## Instruction
Locate the string "code" in the listing below. Copy every line where it is found.

## Stored dataset items
================

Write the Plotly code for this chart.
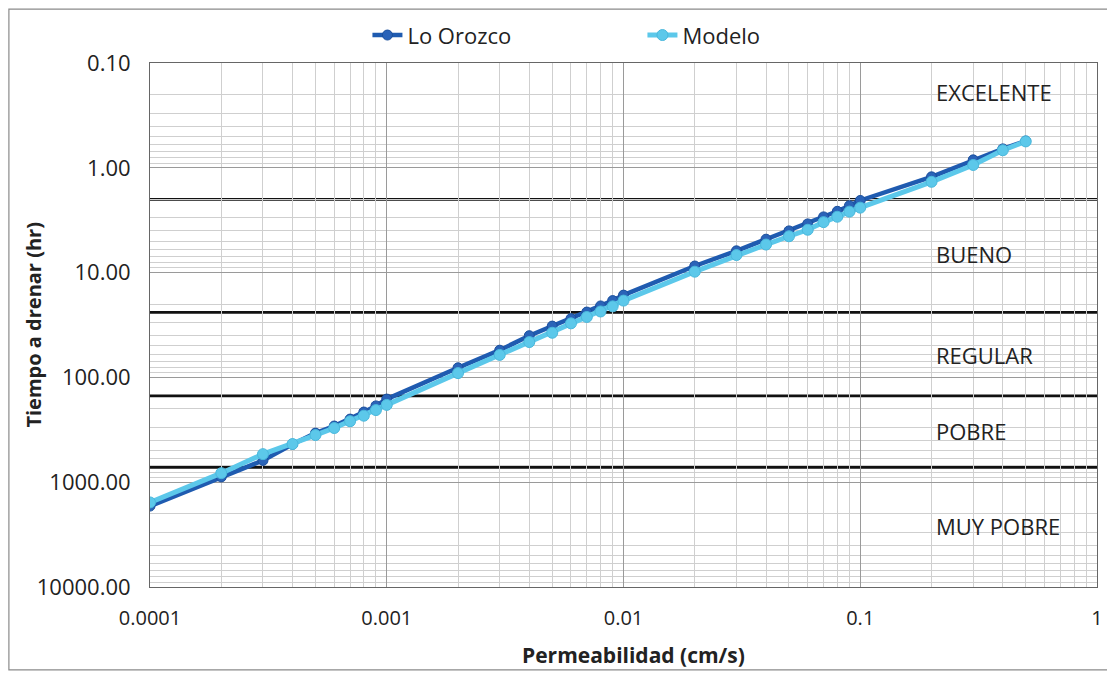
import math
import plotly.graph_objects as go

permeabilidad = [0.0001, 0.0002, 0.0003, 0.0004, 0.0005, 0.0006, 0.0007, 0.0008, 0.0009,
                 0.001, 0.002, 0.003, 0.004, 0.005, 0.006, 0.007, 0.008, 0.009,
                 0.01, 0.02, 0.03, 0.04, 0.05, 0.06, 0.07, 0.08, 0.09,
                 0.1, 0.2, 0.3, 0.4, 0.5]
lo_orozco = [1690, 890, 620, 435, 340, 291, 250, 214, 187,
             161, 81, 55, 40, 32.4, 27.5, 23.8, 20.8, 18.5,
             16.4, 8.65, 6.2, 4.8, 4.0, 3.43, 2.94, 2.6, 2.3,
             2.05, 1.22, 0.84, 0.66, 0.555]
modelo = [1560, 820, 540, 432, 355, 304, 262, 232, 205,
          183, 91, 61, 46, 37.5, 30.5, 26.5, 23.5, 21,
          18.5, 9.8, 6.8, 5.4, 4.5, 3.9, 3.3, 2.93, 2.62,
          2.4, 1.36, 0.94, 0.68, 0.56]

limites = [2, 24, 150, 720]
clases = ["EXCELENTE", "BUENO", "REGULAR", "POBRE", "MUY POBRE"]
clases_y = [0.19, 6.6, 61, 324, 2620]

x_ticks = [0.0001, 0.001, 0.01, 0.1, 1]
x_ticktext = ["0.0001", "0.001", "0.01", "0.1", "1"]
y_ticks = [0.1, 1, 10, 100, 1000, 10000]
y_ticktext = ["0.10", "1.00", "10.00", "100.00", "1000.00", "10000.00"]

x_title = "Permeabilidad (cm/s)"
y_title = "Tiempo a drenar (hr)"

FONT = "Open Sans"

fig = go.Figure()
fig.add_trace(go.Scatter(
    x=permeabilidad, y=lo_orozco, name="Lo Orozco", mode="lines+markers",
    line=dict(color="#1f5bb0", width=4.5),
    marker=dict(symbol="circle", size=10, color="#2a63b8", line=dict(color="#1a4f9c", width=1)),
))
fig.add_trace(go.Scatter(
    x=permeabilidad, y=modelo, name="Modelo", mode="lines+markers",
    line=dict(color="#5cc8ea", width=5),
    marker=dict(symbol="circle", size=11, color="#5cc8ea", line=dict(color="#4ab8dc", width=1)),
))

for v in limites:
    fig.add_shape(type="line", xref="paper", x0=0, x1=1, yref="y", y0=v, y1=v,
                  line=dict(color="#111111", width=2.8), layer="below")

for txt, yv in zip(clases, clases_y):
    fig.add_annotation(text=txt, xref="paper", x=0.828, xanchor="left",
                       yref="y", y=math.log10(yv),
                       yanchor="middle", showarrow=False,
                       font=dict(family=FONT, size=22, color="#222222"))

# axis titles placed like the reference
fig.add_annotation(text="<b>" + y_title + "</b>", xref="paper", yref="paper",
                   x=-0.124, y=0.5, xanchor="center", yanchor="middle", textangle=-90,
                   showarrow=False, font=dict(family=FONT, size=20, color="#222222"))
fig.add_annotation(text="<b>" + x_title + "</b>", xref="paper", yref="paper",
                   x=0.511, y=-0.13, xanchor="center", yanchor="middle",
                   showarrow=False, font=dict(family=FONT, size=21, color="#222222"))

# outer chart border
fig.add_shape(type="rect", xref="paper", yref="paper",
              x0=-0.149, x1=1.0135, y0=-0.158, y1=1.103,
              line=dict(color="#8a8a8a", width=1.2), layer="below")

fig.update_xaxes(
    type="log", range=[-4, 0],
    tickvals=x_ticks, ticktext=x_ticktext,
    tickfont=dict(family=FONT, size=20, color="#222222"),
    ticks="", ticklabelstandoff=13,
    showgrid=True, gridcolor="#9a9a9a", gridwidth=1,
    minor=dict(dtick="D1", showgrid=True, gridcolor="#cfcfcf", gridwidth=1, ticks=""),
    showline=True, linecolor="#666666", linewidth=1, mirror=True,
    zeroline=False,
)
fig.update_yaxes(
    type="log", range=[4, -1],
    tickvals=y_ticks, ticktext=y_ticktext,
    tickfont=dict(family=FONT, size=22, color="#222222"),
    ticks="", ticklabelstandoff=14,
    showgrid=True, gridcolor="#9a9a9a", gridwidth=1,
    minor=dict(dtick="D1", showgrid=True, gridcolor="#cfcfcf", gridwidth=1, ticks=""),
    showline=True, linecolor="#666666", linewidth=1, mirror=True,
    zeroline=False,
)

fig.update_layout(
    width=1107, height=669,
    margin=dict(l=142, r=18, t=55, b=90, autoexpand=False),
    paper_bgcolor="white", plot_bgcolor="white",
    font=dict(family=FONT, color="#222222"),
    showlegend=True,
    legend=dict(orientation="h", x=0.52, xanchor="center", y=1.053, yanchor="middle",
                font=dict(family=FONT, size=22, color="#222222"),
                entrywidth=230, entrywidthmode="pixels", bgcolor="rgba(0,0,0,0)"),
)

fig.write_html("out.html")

================

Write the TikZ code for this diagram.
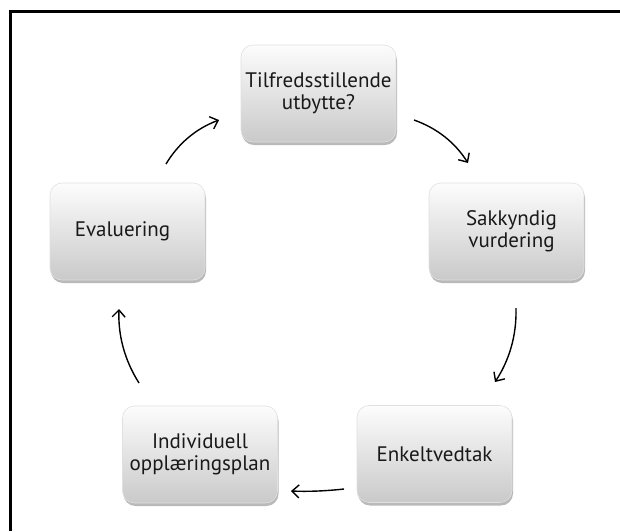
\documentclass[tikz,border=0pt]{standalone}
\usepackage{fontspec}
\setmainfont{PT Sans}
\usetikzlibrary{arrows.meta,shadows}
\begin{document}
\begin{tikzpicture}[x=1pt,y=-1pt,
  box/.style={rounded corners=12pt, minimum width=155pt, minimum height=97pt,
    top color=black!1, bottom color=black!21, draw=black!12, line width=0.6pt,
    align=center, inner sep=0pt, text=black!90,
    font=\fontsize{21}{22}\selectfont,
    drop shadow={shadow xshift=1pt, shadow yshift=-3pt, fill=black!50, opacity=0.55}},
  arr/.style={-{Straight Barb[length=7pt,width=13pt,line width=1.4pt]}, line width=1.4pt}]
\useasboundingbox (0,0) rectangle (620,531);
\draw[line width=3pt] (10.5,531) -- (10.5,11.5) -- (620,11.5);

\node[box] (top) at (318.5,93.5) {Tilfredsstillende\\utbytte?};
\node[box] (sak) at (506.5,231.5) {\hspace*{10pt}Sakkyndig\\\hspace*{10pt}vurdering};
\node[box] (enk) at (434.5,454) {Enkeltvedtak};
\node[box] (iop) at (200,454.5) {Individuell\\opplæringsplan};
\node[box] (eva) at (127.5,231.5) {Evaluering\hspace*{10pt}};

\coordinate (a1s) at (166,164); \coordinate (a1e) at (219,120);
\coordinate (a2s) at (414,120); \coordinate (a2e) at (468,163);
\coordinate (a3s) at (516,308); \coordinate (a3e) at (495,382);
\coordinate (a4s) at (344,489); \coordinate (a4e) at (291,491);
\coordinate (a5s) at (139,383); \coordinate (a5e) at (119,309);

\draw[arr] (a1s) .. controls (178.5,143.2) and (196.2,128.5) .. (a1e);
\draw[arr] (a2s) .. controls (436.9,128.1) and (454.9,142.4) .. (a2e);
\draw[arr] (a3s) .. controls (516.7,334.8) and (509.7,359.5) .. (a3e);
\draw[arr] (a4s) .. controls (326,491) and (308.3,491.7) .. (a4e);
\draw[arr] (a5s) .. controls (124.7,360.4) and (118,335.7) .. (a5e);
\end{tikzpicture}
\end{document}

================

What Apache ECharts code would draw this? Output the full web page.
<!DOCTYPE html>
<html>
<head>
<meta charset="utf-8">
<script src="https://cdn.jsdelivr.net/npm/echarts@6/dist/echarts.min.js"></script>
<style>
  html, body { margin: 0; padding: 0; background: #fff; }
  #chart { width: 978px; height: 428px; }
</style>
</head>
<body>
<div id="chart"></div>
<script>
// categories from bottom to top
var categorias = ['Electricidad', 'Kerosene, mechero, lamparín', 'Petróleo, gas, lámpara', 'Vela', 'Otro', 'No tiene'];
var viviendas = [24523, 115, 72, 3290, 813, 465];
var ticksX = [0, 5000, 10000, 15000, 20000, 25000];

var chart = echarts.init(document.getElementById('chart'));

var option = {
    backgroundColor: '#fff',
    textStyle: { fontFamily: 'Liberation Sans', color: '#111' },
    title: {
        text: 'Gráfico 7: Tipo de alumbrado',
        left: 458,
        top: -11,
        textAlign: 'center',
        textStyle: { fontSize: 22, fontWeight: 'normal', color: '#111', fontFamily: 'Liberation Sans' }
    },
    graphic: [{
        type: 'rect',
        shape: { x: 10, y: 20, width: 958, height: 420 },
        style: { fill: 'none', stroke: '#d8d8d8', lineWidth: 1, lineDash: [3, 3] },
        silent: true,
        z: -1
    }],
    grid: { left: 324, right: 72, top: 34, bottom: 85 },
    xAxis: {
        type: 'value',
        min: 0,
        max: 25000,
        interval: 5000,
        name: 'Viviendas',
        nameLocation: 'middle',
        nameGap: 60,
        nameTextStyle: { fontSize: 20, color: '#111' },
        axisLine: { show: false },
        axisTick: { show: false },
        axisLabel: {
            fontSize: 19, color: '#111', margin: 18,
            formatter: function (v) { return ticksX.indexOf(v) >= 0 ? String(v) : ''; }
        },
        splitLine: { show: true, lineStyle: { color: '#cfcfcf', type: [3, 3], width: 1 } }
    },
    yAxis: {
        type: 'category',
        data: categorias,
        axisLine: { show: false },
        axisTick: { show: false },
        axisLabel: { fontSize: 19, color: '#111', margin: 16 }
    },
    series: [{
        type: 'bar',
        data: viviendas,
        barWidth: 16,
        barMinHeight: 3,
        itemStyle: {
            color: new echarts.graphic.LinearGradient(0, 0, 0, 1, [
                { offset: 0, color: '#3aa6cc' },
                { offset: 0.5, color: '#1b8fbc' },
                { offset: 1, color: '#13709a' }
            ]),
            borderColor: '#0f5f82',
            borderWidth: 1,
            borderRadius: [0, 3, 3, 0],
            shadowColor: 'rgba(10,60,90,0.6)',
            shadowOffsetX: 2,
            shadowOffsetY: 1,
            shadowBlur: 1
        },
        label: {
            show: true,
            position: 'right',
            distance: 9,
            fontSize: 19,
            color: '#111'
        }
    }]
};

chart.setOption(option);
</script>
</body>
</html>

================

## Solution to this exercise
Write the Plotly code for this chart.
Write the TikZ code for this diagram.
What Apache ECharts code would draw this? Output the full web page.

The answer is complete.